It’s been 38 years since 35 people died when a ship rammed the span over Tampa Bay.
Mel and Julie Russell were separated in the spring of 1980, though there was talk of reconciliation. He was living in Room 338 of Wilson Men’s Club in downtown Chicago at the time, while she was staying with her stepsister in north Sarasota.
One night Julie called Mel to inform him a rat had bitten their young son. She feared it was rabid and this, of course, was a concern to Mel. So he scraped up $125 for a bus ticket, and at 12:30 p.m. on May 7, 1980 hopped on Greyhound No. 4508, bound for Miami, with a stop in Sarasota, to check on his son.
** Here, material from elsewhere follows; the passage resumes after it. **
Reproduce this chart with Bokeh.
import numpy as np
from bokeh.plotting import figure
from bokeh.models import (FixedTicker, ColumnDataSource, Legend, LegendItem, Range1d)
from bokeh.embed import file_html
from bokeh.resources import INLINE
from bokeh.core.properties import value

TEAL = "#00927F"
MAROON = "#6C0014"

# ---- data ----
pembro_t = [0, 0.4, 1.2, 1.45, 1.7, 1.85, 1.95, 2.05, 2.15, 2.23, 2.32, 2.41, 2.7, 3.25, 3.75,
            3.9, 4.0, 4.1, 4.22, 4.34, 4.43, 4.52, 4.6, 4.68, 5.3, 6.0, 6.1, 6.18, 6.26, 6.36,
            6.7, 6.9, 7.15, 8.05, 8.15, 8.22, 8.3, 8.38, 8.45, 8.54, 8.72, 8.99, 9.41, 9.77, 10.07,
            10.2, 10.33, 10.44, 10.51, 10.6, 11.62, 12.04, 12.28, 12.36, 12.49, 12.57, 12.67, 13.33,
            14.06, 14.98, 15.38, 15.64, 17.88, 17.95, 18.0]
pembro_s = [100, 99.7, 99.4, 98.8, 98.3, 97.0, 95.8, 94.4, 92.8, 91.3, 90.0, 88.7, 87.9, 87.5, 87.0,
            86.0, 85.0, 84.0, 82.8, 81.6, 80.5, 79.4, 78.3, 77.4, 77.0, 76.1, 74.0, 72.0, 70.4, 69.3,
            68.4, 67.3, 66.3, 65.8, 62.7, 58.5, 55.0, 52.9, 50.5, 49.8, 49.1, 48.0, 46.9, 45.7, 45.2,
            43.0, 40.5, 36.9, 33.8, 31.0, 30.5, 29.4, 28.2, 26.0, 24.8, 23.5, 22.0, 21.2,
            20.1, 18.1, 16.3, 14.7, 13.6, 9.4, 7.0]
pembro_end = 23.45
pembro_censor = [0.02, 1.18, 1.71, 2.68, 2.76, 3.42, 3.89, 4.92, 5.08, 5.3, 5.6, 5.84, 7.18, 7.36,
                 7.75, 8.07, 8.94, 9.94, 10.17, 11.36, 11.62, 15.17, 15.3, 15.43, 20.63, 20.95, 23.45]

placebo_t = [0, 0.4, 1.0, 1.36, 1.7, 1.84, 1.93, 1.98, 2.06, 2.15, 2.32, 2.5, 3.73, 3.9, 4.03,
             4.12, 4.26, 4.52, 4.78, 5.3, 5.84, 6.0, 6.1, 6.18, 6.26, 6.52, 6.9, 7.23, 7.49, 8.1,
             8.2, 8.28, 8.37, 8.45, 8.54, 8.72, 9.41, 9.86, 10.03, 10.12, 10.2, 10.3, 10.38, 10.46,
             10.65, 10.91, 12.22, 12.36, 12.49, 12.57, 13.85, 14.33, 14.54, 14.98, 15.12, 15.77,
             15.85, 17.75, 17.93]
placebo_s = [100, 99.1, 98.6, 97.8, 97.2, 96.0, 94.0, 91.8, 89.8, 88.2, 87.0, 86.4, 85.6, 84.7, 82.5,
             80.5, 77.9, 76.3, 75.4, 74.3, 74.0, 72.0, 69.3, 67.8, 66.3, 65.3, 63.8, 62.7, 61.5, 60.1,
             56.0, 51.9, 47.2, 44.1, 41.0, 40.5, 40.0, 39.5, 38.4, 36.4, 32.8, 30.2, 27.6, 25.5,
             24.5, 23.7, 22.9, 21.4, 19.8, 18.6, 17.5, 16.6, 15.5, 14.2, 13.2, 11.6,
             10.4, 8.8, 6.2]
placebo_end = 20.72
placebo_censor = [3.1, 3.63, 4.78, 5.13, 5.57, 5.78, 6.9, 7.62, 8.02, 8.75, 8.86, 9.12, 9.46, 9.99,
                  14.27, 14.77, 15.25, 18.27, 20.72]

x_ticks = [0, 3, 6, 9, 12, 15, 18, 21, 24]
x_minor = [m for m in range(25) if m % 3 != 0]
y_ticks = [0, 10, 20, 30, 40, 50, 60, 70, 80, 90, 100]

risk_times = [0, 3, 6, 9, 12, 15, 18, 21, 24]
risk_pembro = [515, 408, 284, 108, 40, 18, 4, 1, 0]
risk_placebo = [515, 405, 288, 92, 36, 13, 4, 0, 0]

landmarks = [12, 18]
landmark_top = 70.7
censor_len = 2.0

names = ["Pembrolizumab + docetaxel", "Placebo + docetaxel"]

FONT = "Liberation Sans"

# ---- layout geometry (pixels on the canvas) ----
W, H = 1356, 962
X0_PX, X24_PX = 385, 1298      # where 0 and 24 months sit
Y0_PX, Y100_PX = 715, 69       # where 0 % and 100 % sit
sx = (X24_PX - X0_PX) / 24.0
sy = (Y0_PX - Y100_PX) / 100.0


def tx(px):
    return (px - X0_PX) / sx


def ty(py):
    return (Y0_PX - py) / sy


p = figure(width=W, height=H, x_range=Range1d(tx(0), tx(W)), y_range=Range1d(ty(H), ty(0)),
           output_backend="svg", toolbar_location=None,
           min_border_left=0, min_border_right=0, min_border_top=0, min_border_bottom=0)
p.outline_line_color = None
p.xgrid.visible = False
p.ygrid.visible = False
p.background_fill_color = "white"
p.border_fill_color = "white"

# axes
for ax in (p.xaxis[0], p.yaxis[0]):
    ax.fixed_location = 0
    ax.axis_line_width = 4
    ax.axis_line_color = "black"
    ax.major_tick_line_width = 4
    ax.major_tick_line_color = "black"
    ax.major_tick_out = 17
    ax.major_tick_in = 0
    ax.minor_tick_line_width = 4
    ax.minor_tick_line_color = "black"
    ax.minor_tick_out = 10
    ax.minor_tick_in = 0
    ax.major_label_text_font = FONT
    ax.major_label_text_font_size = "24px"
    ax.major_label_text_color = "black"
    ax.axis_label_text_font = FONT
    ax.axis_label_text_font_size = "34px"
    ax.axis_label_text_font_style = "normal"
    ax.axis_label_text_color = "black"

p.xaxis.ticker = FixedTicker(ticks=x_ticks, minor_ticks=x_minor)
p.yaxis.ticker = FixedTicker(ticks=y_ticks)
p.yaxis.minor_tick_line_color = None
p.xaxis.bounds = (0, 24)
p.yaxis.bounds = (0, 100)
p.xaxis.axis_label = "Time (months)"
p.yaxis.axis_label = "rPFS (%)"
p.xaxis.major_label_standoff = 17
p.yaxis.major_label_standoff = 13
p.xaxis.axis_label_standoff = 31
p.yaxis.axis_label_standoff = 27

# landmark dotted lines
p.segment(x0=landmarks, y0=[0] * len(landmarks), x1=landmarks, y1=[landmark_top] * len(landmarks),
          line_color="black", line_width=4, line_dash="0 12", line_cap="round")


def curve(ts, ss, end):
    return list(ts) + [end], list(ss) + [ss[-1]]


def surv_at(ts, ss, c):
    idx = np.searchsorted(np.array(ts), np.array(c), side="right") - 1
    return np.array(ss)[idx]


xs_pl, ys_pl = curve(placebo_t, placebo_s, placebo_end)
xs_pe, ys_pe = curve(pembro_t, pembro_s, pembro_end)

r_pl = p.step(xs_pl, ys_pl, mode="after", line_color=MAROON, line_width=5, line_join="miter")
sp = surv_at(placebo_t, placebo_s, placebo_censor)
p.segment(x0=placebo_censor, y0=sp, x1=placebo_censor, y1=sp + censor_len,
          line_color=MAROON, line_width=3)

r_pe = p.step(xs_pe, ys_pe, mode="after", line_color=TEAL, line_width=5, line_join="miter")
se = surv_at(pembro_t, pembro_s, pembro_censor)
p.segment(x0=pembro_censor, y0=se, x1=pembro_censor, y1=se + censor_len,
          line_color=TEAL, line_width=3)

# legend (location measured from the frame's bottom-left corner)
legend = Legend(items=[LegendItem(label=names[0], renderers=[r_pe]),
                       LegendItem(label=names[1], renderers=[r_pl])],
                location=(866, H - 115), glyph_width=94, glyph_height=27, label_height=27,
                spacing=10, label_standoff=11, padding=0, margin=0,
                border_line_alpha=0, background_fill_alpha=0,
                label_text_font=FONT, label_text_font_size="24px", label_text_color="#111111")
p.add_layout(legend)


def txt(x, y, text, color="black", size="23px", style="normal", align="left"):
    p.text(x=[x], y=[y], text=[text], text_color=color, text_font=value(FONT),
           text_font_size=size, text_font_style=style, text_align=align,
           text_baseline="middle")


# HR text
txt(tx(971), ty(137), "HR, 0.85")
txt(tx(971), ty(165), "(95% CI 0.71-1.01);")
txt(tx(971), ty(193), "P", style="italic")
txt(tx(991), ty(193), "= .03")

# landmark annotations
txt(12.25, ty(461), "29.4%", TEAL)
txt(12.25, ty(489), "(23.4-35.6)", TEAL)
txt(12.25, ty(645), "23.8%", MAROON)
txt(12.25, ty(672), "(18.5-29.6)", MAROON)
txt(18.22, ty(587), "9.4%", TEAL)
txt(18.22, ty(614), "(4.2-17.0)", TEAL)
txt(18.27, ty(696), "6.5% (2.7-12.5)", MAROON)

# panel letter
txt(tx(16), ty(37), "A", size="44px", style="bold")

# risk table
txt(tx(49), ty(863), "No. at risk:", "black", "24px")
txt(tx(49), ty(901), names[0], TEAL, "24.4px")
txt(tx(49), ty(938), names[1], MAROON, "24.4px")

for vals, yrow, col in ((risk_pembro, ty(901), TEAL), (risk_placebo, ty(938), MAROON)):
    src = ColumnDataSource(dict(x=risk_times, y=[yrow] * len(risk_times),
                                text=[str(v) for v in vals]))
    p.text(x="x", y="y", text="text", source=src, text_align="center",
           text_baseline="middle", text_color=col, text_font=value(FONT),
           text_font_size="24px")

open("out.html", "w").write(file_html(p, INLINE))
Julie was thrilled as she waited at the bus station for Mel to arrive on the morning of May 9. She was hoping Mel would stay in Sarasota for good and their family would be together again. She was so excited, in fact, that she had been out apartment hunting and couldn’t wait to spring the surprise on her estranged husband.
Her contained excitement soon turned to pulsating panic, however, as she heard the news from a coin-operated television at the bus station: A 600-foot freighter had struck the Sunshine Skyway Bridge, sending a Greyhound, six cars and a pickup truck hurtling into Tampa Bay. Of the 35 people who perished, 23 were on the bus. Was it Mel’s bus, she wondered?
Several of the deceased — as well as few survivors — had connections to the area, and the 38th anniversary of the disaster is a time to remember their stories as researched through various news accounts.
Julie Russell knew for certain her husband was among the dead when she was told a body had been recovered with the word “Helen” tattooed on the right thigh, though it was unclear who “Helen” was. A year after the accident she unsuccessfully sued Greyhound, and in court her attorney said she had been in psychiatric care for a month because her husband’s death “drove her over the edge.”
Mel Russell’s body was cremated in Sarasota.
Also unsuccessfully suing Greyhound was the mother of Tawanna McClendon, who had sickle cell anemia and was studying to be a nurse at a community college in Tallahassee. She was on her way home to Palmetto for Mother’s Day when the bus went off the bridge and is buried in Memphis Cemetery in Palmetto.
Also on the bus that morning were Alvin and Barbara Stone — or at least that was the name on their tickets. In actuality, Alvin Stone was Woodrow Triplett, a laborer from Sarasota, and Barbara Stone was really Sandra Louise Davis.
Triplett and Davis were on the run from the law for check forgery in Georgia. They boarded the Greyhound near Bainbridge, Georgia, and were headed to Sarasota to start a new life. Triplett is buried at Oaklands-Woodlawn Cemetery in Sarasota.
The oldest person on the bus was Gerta Hedquist of Punta Gorda. She was 92 at the time, having been born in 1888. Hedquist suffered from acute arthritis and had just been cleared by her doctor to travel to her birthplace of Sweden for the last time in her life when the accident happened.
Every disaster has odd circumstances that have either led to a death or prevented one. Jim Pryor falls into the former category.
Pryor lived in Seminole and each day he would drive his El Camino over the Skyway to Bradenton, where he was a manager at Key Manufacturing.
On the morning the Skyway collapsed Pryor forgot to put his trash cans out in the street before he left for Bradenton. He didn’t get far before going back home to do it. Had he continued driving to Bradenton he would have lived.
The only person to survive the fall was a man named Wes MacIntire. He was from Gulfport but worked in Palmetto and drove the bridge each morning. He also worked at Tropicana in Bradenton for a time.
MacIntire’s blue Ford truck fell from the Skyway and bounced off the bow of the freighter. He was able to pry open his door underwater, swim to the surface and find a piece of the bridge to cling to.
Each May 9 after the accident, around 7:30 a.m., MacIntire and his wife would walk out on the remnants of the old bridge, holding hands, and stare out into the water, a survivor somberly remembering those who weren’t as fortunate.
MacIntire, who also survived D-Day, died in 1989 at 65.
Betty McCoy — who drove south on the bridge each morning to her job at Moody Elementary in Bradenton — was another of the fortunate ones.
She just made it over the bridge that morning and continued toward Bradenton, oblivious to the horror of what was unfolding behind her.
When she arrived at school that dark morning, people raced up to her car with tears in their eyes and hugged her tightly. She soon found out why.
Meanwhile, at a bus station in Sarasota, a lady hoping for a fresh start with her husband eagerly awaited Greyhound No. 4508 to pull in from Chicago.